Object permanence is a lie created by the government to make you complacent.
I work near an airport. It is far enough away that the sound of planes cannot be heard indoors, but close enough that when I’m walking around outside, I can see them after takeoff. Like a five year old, every time a plane is overhead and I’m outside, I stop what I’m doing and watch it cruise through the air, mesmerized until something blocks its view or cars honk at me. I originally wanted to be an aerospace engineer. How weird.

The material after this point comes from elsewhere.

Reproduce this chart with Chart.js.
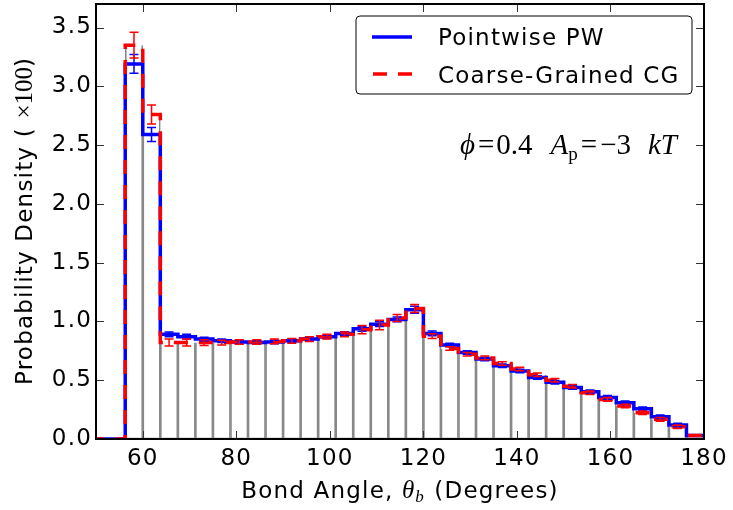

I had two anxious freak outs yesterday. Kudos to Honey for being calm. First because I wore tights yesterday and I wanted to pack them. The first thing I do when I come home is take off my clothes. I threw the skirt, shirt, and tights into a small pile beside my chair. As I packed clothes, the tights were no longer in the pile. They weren’t packed. They weren’t anywhere near the chair. I swore I put them there. I remember looking at them in the pile. Turns out, I left them in the bathroom. The second freak out was over a pair of socks. As I paired socks and counted how many to pack, I set out a pair for today on top of the headboard shelf so that in the morning, I can grab them without digging for them. And, if you’re following the pattern of the story, they were not there. I still don’t know where my socks are.
So either our house is haunted or object permanence is a lie. Honey’s stuff doesn’t disappear, which means the ghost has a vendetta against me or it doesn’t exist. I don’t believe in ghosts so the only possible reason is that object permanence is a lie. What does the government possible get for lying about that? No idea. But I’m never wrong so this is the only way. Or ghosts, but conspiracy theories are a lot less likely to end in possession.
In other news, I haven’t brushed my hair in a while and I am edging closer to my next milestone tattoo.
Fun fact: if you look up Sailor Moon gifs, literally all she does is eat and cry. She is my hero.